Get in the zone for the Manx Telecom Parish Walk 2014

Around 1,500 walkers will be setting off from the NSC track on Saturday June 21.

After completing thousands of miles in training nearly 1,500 walkers will be raring to get going when they line up on the NSC track at 8am on Saturday June 21 for the 2014 Manx Telecom Parish Walk. Whether you are aiming to get to Santon, or complete the full 85 mile course, it’s an event that’s as much a test of mental strength as it is of physical endurance. It’s vital to get your mind ‘in the zone’ for the big day, so we asked race walking coach Allan Callow to give some expert advice. Allan has coached many of the Isle of Man’s international race walkers and represented the Isle of Man in three Commonwealth Games. Here are his top tips:
·          Whatever your target distance, try and think of it as divided it into thirds. Walk the first part with your head, the second with your character, and the last part with your heart. This is adapted from a well-known quote about marathon running, but it applies equally to all endurance events, including the Manx Telecom Parish Walk.

·          As with any endurance challenge, planning for the big day is all important. There’s nothing worse than being distracted at the last minute by rushing around just before the start when you realise you have forgotten something you need. It’s a good idea to make checklist now and then again at least a week before the Manx Telecom Parish Walk detailing what you need on the actual day. This should cover clothing, race numbers and transponders, transport arrangements and whether or not you will need a support crew to meet you to give you wet weather clothing if it rains, or to give you extra food and drinks in addition to refreshments provided at feed stations.

·          Pacing is all important in achieving your goals - there’s an old adage in endurance events which says that it’s not the distance to your goal that will defeat you, but the speed at which you try to get there. Aiming for an even pace is best. Look at your pace in training ideally over the longest distances you have done and on a section of the course make a realistic assessment of how fast you can expect to walk the distance you are aiming for. Be conservative about the pace you can sustain for your target distance, especially if the distance you are aiming to complete is further than walks you have done in training. It’s better to start slower and pick up the pace in the second half of your walk than start off too fast and pay the price when fatigue sets in with miles to go to the finish.

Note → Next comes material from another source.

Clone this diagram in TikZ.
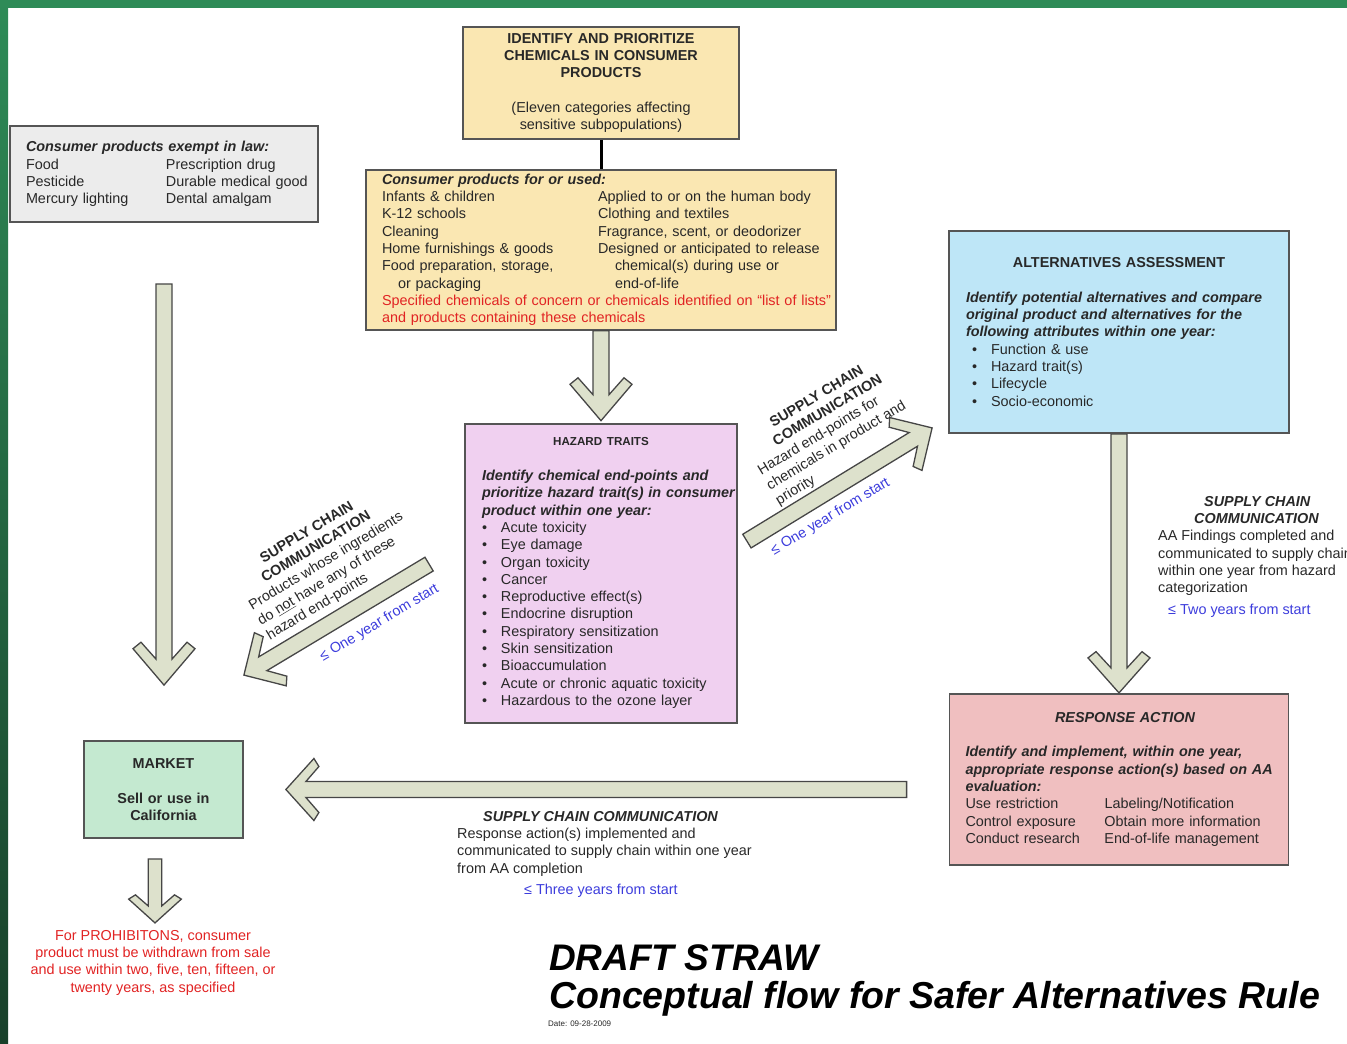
\documentclass[tikz,border=0pt]{standalone}
\usepackage{fontspec}
\setmainfont{Liberation Sans}
\usepackage{tikz}
\usetikzlibrary{
	calc,
	positioning,
}
\definecolor{ink}{RGB}{40,40,40}
\definecolor{frameline}{RGB}{85,85,85}
\definecolor{tanfill}{RGB}{250,231,178}
\definecolor{grayfill}{RGB}{236,236,236}
\definecolor{bluefill}{RGB}{190,230,247}
\definecolor{lilacfill}{RGB}{240,208,240}
\definecolor{rosefill}{RGB}{240,191,192}
\definecolor{mintfill}{RGB}{196,233,208}
\definecolor{arrowfill}{RGB}{221,225,204}
\definecolor{arrowline}{RGB}{70,70,70}
\definecolor{alertred}{RGB}{225,35,35}
\definecolor{timeblue}{RGB}{60,60,220}
\definecolor{framegreen}{RGB}{46,139,87}
\definecolor{framedark}{RGB}{24,64,42}

\newcommand{\bodyfont}{\fontsize{14.4}{17.3}\selectfont}
\newcommand{\bi}[1]{\mbox{\bfseries\itshape #1}}
\newcommand{\twocol}[3]{\mbox{\makebox[#1][l]{#2}#3}}
\newcommand{\bul}[2][0pt]{\mbox{\makebox[\dimexpr19pt+#1][l]{\hspace*{#1}\textbullet}#2}}

% block arrow from tail #3 to tip #4, head scaled by #1 (length) and #2 (width)
\newcommand{\blockarrow}[4]{%
	\path (#3); \pgfgetlastxy{\tailx}{\taily}
	\path (#4); \pgfgetlastxy{\tipx}{\tipy}
	\pgfmathsetmacro{\arrang}{atan2((\tipy)-(\taily),(\tipx)-(\tailx))}
	\pgfmathsetmacro{\arrlen}{veclen((\tipx)-(\tailx),(\tipy)-(\taily))/#1}
	\draw[blockarrow, shift={(#4)}, rotate=\arrang, x=#1pt, y=#2pt]
		(-\arrlen,8) -- (-20,8) -- (-33,23) -- (-28,31) -- (0,0)
		-- (-28,-31) -- (-33,-23) -- (-20,-8) -- (-\arrlen,-8) -- cycle;
}

\tikzset{box/.style={draw=frameline,line width=1.8pt,inner ysep=0pt,inner xsep=16pt,text=ink,font=\bodyfont,align=left,}}
\tikzset{sidenote/.style={inner sep=0pt,text=ink,font=\bodyfont,align=left,}}
\tikzset{blockarrow/.style={draw=arrowline,fill=arrowfill,line width=1.3pt,line join=miter,}}
\tikzset{headline/.style={inner sep=0pt,text=black,font=\fontsize{37}{44}\selectfont\bfseries\itshape,}}

\begin{document}
\begin{tikzpicture}[x=1pt, y=-1pt]

\useasboundingbox (0,0) rectangle (1347,1044);

% frame
\fill[framegreen] (0,0) rectangle (1347,8);
\shade[top color=framegreen, bottom color=framedark] (0,0) rectangle (8,1044);

% boxes
\node[box, fill=tanfill, minimum width=276pt, minimum height=112pt, text width=244pt, align=center] (identify) at (601,83)
	{\textbf{IDENTIFY AND PRIORITIZE}\\ \textbf{CHEMICALS IN CONSUMER}\\ \textbf{PRODUCTS}\\ ~\\
	(Eleven categories affecting\\ sensitive subpopulations)};

\node[box, fill=tanfill, minimum width=470pt, minimum height=160pt, text width=438pt, below=29pt of identify] (consumer)
	{\bi{Consumer products for or used:}\\
	\twocol{216pt}{Infants \& children}{Applied to or on the human body}\\
	\twocol{216pt}{K-12 schools}{Clothing and textiles}\\
	\twocol{216pt}{Cleaning}{Fragrance, scent, or deodorizer}\\
	\twocol{216pt}{Home furnishings \& goods}{Designed or anticipated to release}\\
	\twocol{216pt}{Food preparation, storage,}{\hspace*{17pt}chemical(s) during use or}\\
	\twocol{216pt}{\hspace*{16pt}or packaging}{\hspace*{17pt}end-of-life}\\
	\textcolor{alertred}{\mbox{Specified chemicals of concern or chemicals identified on ``list of lists''}}\\
	\textcolor{alertred}{and products containing these chemicals}};

\node[box, fill=grayfill, minimum width=308pt, minimum height=96pt, text width=276pt] (exempt) at (164,174)
	{\bi{Consumer products exempt in law:}\\
	\twocol{140pt}{Food}{Prescription drug}\\
	\twocol{140pt}{Pesticide}{Durable medical good}\\
	\twocol{140pt}{Mercury lighting}{Dental amalgam}};

\node[box, fill=lilacfill, minimum width=272pt, minimum height=299pt, inner xsep=17pt, text width=238pt, below=92pt of consumer] (hazard)
	{\makebox[\hsize][c]{\fontsize{11.6}{17.3}\selectfont\textbf{HAZARD TRAITS}}\\ ~\\
	\bi{Identify chemical end-points and}\\
	\bi{prioritize hazard trait(s) in consumer}\\
	\bi{product within one year:}\\
	\bul{Acute toxicity}\\
	\bul{Eye damage}\\
	\bul{Organ toxicity}\\
	\bul{Cancer}\\
	\bul{Reproductive effect(s)}\\
	\bul{Endocrine disruption}\\
	\bul{Respiratory sensitization}\\
	\bul{Skin sensitization}\\
	\bul{Bioaccumulation}\\
	\bul{Acute or chronic aquatic toxicity}\\
	\bul{Hazardous to the ozone layer}};

\node[box, fill=bluefill, minimum width=340pt, minimum height=202pt, inner xsep=17pt, text width=306pt] (alternatives) at (1119,332)
	{\makebox[\hsize][c]{\textbf{ALTERNATIVES ASSESSMENT}}\\ ~\\
	\bi{Identify potential alternatives and compare}\\
	\bi{original product and alternatives for the}\\
	\bi{following attributes within one year:}\\
	\bul[6pt]{Function \& use}\\
	\bul[6pt]{Hazard trait(s)}\\
	\bul[6pt]{Lifecycle}\\
	\bul[6pt]{Socio-economic}};

\node[box, fill=rosefill, minimum width=339pt, minimum height=171pt, text width=307pt, below=259pt of alternatives] (response)
	{\makebox[\hsize][c]{\hspace*{12pt}\bi{RESPONSE ACTION}}\\ ~\\
	\bi{Identify and implement, within one year,}\\
	\bi{appropriate response action(s) based on AA}\\
	\bi{evaluation:}\\
	\twocol{139pt}{Use restriction}{Labeling/Notification}\\
	\twocol{139pt}{Control exposure}{Obtain more information}\\
	\twocol{139pt}{Conduct research}{End-of-life management}};

\node[box, fill=mintfill, minimum width=159pt, minimum height=97pt, text width=127pt, align=center] (market) at (163.5,789.5)
	{\textbf{MARKET}\\ ~\\ \textbf{Sell or use in}\\ \textbf{California}};

% connectors
\draw[line width=3pt] (identify) -- (consumer);

\coordinate (exempt tail) at ($(exempt.south)+(0,61)$);
\coordinate (exempt tip) at ($(exempt.south |- market.north)+(0,-55)$);
\coordinate (hazard tip) at ($(hazard.north)+(0,-2)$);
\coordinate (response tip) at (alternatives.south |- response.north);
\coordinate (back tail) at ($(response.west |- market.east)+(-42,0)$);
\coordinate (back tip) at ($(market.east)+(42,0)$);
\coordinate (nohaz tail) at ($(hazard.west)+(-35,-9)$);
\coordinate (nohaz tip) at ($(market.north east)+(0,-65)$);
\coordinate (haz tail) at ($(hazard.east)+(9,-32)$);
\coordinate (haz tip) at ($(alternatives.south west)+(-16,-6)$);
\coordinate (sale tail) at ($(market.south)+(-8.5,20)$);
\coordinate (sale tip) at ($(market.south)+(-8.5,84)$);

\blockarrow{1.3}{1}{exempt tail}{exempt tip}
\blockarrow{1.3}{1}{consumer.south}{hazard tip}
\blockarrow{1.25}{1}{alternatives.south}{response tip}
\blockarrow{1}{1}{back tail}{back tip}
\blockarrow{1.1}{1}{nohaz tail}{nohaz tip}
\blockarrow{1.1}{1}{haz tail}{haz tip}
\blockarrow{0.85}{0.85}{sale tail}{sale tip}

% supply chain notes
\node[sidenote, rotate=31, anchor=north west] (nohaz note) at (229,572)
	{\hspace*{34pt}\textbf{SUPPLY CHAIN}\\ \hspace*{25pt}\textbf{COMMUNICATION}\\
	Products whose ingredients\\ do \underline{not} have any of these\\ hazard end-points};
\node[sidenote, rotate=31, anchor=west, text=timeblue] (nohaz time) at (321,658) {≤ One year from start};

\node[sidenote, rotate=31, anchor=north west] (haz note) at (738,437)
	{\hspace*{35pt}\textbf{SUPPLY CHAIN}\\ \hspace*{28pt}\textbf{COMMUNICATION}\\
	Hazard end-points for\\ chemicals in product and\\ priority};
\node[sidenote, rotate=31, anchor=west, text=timeblue] (haz time) at (772,552) {≤ One year from start};

\node[sidenote, anchor=north west] (aa note) at (1158,496)
	{\hspace*{46pt}\bi{SUPPLY CHAIN}\\ \hspace*{36pt}\bi{COMMUNICATION}\\
	AA Findings completed and\\ communicated to supply chain\\ within one year from hazard\\ categorization\\[4pt]
	\hspace*{10pt}\textcolor{timeblue}{≤ Two years from start}};

\node[sidenote, anchor=north west] (back note) at (457,811)
	{\hspace*{26pt}\bi{SUPPLY CHAIN COMMUNICATION}\\
	Response action(s) implemented and\\ communicated to supply chain within one year\\ from AA completion\\[4pt]
	\hspace*{67pt}\textcolor{timeblue}{≤ Three years from start}};

\node[sidenote, anchor=north, align=center, text=alertred] (prohibit) at (153,930)
	{For PROHIBITONS, consumer\\ product must be withdrawn from sale\\ and use within two, five, ten, fifteen, or\\ twenty years, as specified};

% title
\node[headline, anchor=base west] (draft) at (549,970) {DRAFT STRAW};
\node[headline, anchor=base west, font=\fontsize{37.5}{44}\selectfont\bfseries\itshape] (concept) at (549,1008) {Conceptual flow for Safer Alternatives Rule};
\node[inner sep=0pt, anchor=base west, font=\fontsize{8}{9.6}\selectfont, text=ink] (date) at (548,1026) {Date: 09-28-2009};

\end{tikzpicture}
\end{document}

·          It’s also advisable to make a schedule of how long you expect it to take you to reach each church/checkpoint and to carry this information with you to monitor your pace. Using GPS watches or smartphone GPS applications such as Endomondo Sports Tracker are also useful ways to accurately measure your walking speed. Some smartphones are specifically designed for health and fitness enthusiasts and are perfect for measuring and recording your pace on the big day. It’s important to listen to your body and the conditions on the day and adjust your pace accordingly if you are feeling fatigued and have many miles to go.

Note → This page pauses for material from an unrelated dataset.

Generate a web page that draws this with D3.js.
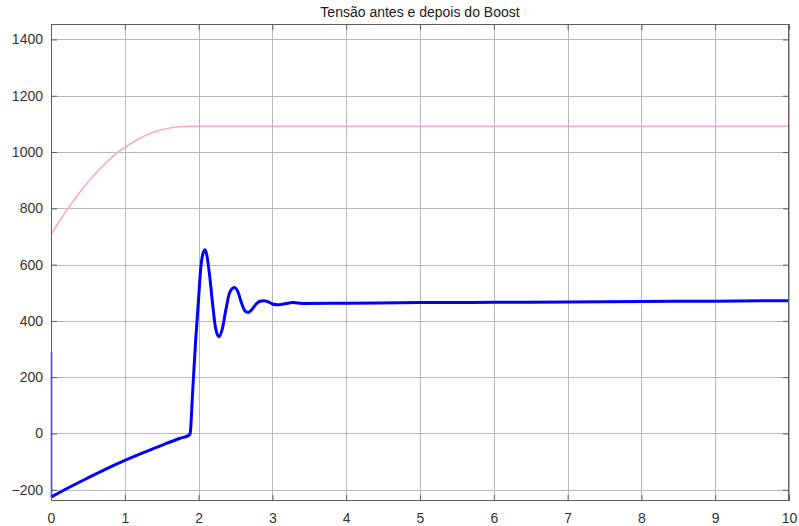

·          The total distance you are aiming to walk may seem daunting, so try focusing just on the distance between each church/checkpoint (distances which you have no doubt covered many times before in training) and on maintaining your target pace between each one.

·          Ultimately, endurance walking is a challenge and may involve a few aches and pains along the way. Character and heart will push you through the final miles to your target distance, and you should always remind yourself that the camaraderie and support of those walking with you, and those watching from the roadside, will spur you on too. The sense of achievement you will feel at the end is worth all of the effort – ask any finisher. Just being part of the tremendous atmosphere which the Manx Telecom Parish Walk creates is a fantastic experience – especially if this is your first time taking part. Any fatigue you experience will be temporary, but your memories of that atmosphere will last forever. Something worth remembering if the going gets tough.

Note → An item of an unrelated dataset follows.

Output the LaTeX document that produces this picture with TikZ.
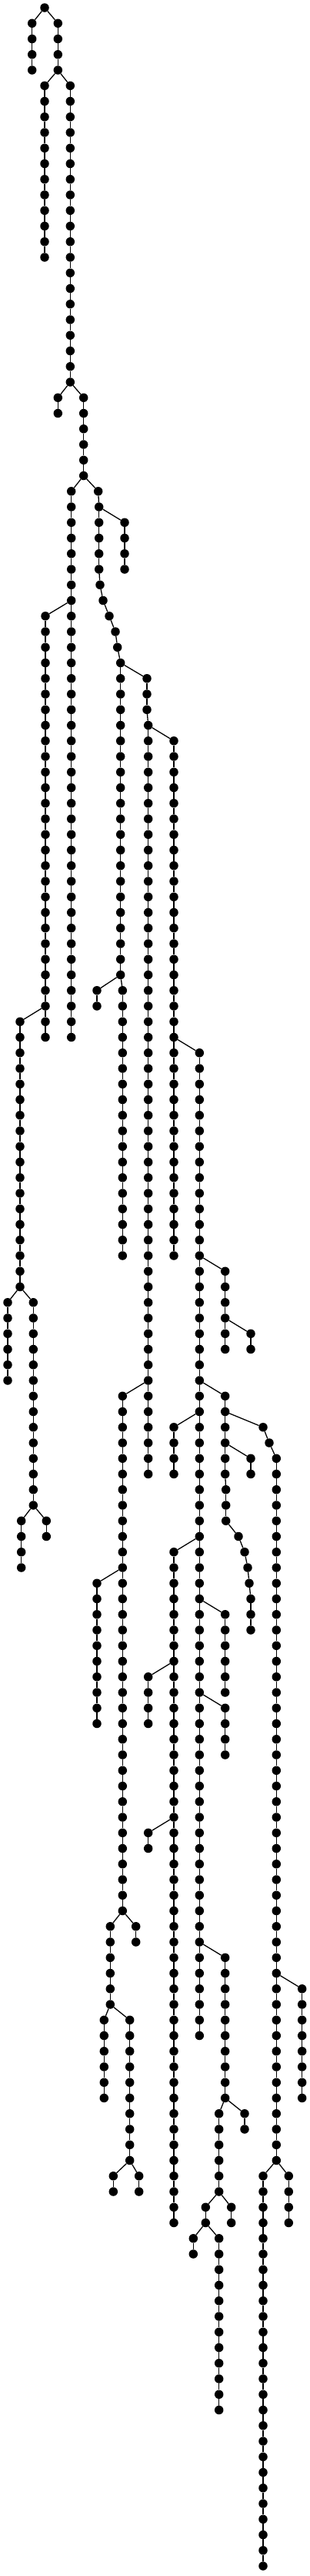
\documentclass[tikz,border=0pt]{standalone}
\tikzset{
  dot/.style={circle,fill=black,draw=none,minimum size=11.5pt,inner sep=0pt},
  edge/.style={line width=1.3pt,black}
}
% nodes only: name, x, first level, last level
\newcommand\mknodes[4]{\foreach \k in {#3,...,#4}{\node[dot] (#1-\k) at (#2,\k) {};}}
% nodes at level/x pairs
\newcommand\mkpath[2]{\foreach \k/\xx in {#2}{\node[dot] (#1-\k) at (\xx,\k) {};}}
% consecutive edges of a chain
\newcommand\mkedges[3]{\ifnum#3>#2\relax\pgfmathtruncatemacro\mkstart{#2+1}\foreach \k in {\mkstart,...,#3}{\pgfmathtruncatemacro\mkprev{\k-1}\draw[edge] (#1-\mkprev) -- (#1-\k);}\fi}
\newcommand\mkchain[4]{\mknodes{#1}{#2}{#3}{#4}\mkedges{#1}{#3}{#4}}
\newcommand\lk[2]{\draw[edge] (#1) -- (#2);}
\begin{document}
\begin{tikzpicture}[x=1pt,y=-20.25pt]
\useasboundingbox (0,-0.49383) rectangle (403,164.642);
\node[dot] (root) at (58,0) {};
\mkchain{A}{41.7}{1}{4}
\mkchain{B}{75.3}{1}{4}
\lk{root}{A-1}\lk{root}{B-1}
\mkchain{C}{58}{5}{16}\lk{B-4}{C-5}
\mkchain{D}{91.3}{5}{24}\lk{B-4}{D-5}
\mkchain{E}{75.3}{25}{26}\lk{D-24}{E-25}
\mkchain{F}{108.7}{25}{30}\lk{D-24}{F-25}
\mkchain{G}{92.7}{31}{66}\lk{F-30}{G-31}
\mkpath{I}{31/127.7,32/128.7,33/128.7,34/128.7,35/128.7,36/128.7,37/130,38/134,39/142,40/150,41/152.7,42/156.7}
\mkedges{I}{31}{42}\lk{F-30}{I-31}
\mkchain{J}{162}{33}{36}\lk{I-32}{J-33}
\mkchain{H}{59}{39}{66}\lk{G-38}{H-39}
\mkchain{K}{156.7}{43}{62}\lk{I-42}{K-43}
\mkchain{Kp}{159.3}{63}{80}\lk{K-62}{Kp-63}
\mkchain{P}{126}{63}{64}\lk{K-62}{P-63}
\mkpath{L}{43/191,44/191,45/191,46/192.7}
\mkedges{L}{43}{46}\lk{I-42}{L-43}
\mkchain{M}{192.7}{47}{94}\lk{L-46}{M-47}
\mkchain{N}{226}{47}{80}\lk{L-46}{N-47}
\mkchain{O}{26}{65}{82}\lk{H-64}{O-65}
\mkchain{Q}{259.3}{67}{130}\lk{N-66}{Q-67}
\mkchain{R}{10}{83}{88}\lk{O-82}{R-83}
\mkchain{S}{43.3}{83}{96}\lk{O-82}{S-83}
\mkchain{T}{27.7}{97}{100}\lk{S-96}{T-97}
\mkchain{U}{60.3}{97}{98}\lk{S-96}{U-97}
\mkchain{X}{292.7}{81}{86}\lk{Q-80}{X-81}
\mkchain{Y}{326}{85}{86}\lk{X-84}{Y-85}
\mkchain{V}{159.3}{89}{122}\lk{M-88}{V-89}
\mknodes{Z}{292.7}{89}{94}
\mknodes{Z}{293.7}{95}{97}
\mkpath{Z}{98/310,99/318,100/322,101/324}
\mknodes{Z}{326}{102}{104}
\mkedges{Z}{89}{104}\lk{Q-88}{Z-89}
\mkpath{AA}{91/342,92/350}
\mknodes{AA}{359.3}{93}{138}
\mkedges{AA}{91}{138}\lk{Z-90}{AA-91}
\mkchain{AB}{326}{93}{94}\lk{Z-92}{AB-93}
\mkchain{AC}{226}{91}{94}\lk{Q-90}{AC-91}
\mkchain{AD}{226}{99}{142}\lk{Q-98}{AD-99}
\mkchain{W}{126}{101}{110}\lk{V-100}{W-101}
\mkchain{AF}{292.7}{103}{108}\lk{Q-102}{AF-103}
\mkchain{AE}{192.7}{107}{110}\lk{AD-106}{AE-107}
\mkchain{AL}{292.7}{109}{112}\lk{Q-108}{AL-109}
\mkchain{AK}{192.7}{117}{118}\lk{AD-116}{AK-117}
\mkchain{AG}{143.3}{123}{128}\lk{V-122}{AG-123}
\mkchain{AJ}{176.7}{123}{124}\lk{V-122}{AJ-123}
\mkchain{AM}{292.7}{125}{134}\lk{Q-124}{AM-125}
\mkchain{AN}{392.7}{127}{134}\lk{AA-126}{AN-127}
\mkchain{AH}{135.3}{129}{134}\lk{AG-128}{AH-129}
\mkchain{AI}{168.7}{129}{138}\lk{AG-128}{AI-129}
\mkchain{AQ}{284.7}{135}{140}\lk{AM-134}{AQ-135}
\mkchain{AV}{318}{135}{136}\lk{AM-134}{AV-135}
\mkchain{AO}{147.3}{139}{140}\lk{AI-138}{AO-139}
\mkchain{AP}{180.7}{139}{140}\lk{AI-138}{AP-139}
\mkchain{AW}{342}{139}{164}\lk{AA-138}{AW-139}
\mkchain{AX}{375.3}{139}{142}\lk{AA-138}{AX-139}
\mkchain{AR}{267.3}{141}{142}\lk{AQ-140}{AR-141}
\mkchain{AU}{300.7}{141}{142}\lk{AQ-140}{AU-141}
\mkchain{AS}{251.3}{143}{144}\lk{AR-142}{AS-143}
\mkchain{AT}{284.7}{143}{154}\lk{AR-142}{AT-143}
\end{tikzpicture}
\end{document}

For those of you supporting friends and family in the Manx Telecom Parish Walk, you can follow their progress at the official timing website www.mt.im/parishwalk which will show the main leaderboard for the elite walkers, and allow visitors to track the progress of up to ten friends. In addition, it will show leaderboards for all of the team races. The site is also easily accessible on the main www.parishwalk.com website. The 2014 race will be the 101st Parish Walk in its current format. Manx Telecom became title sponsor of the Island’s biggest mass participation sports event in 2012, and earlier this year extended its sponsorship to 2017.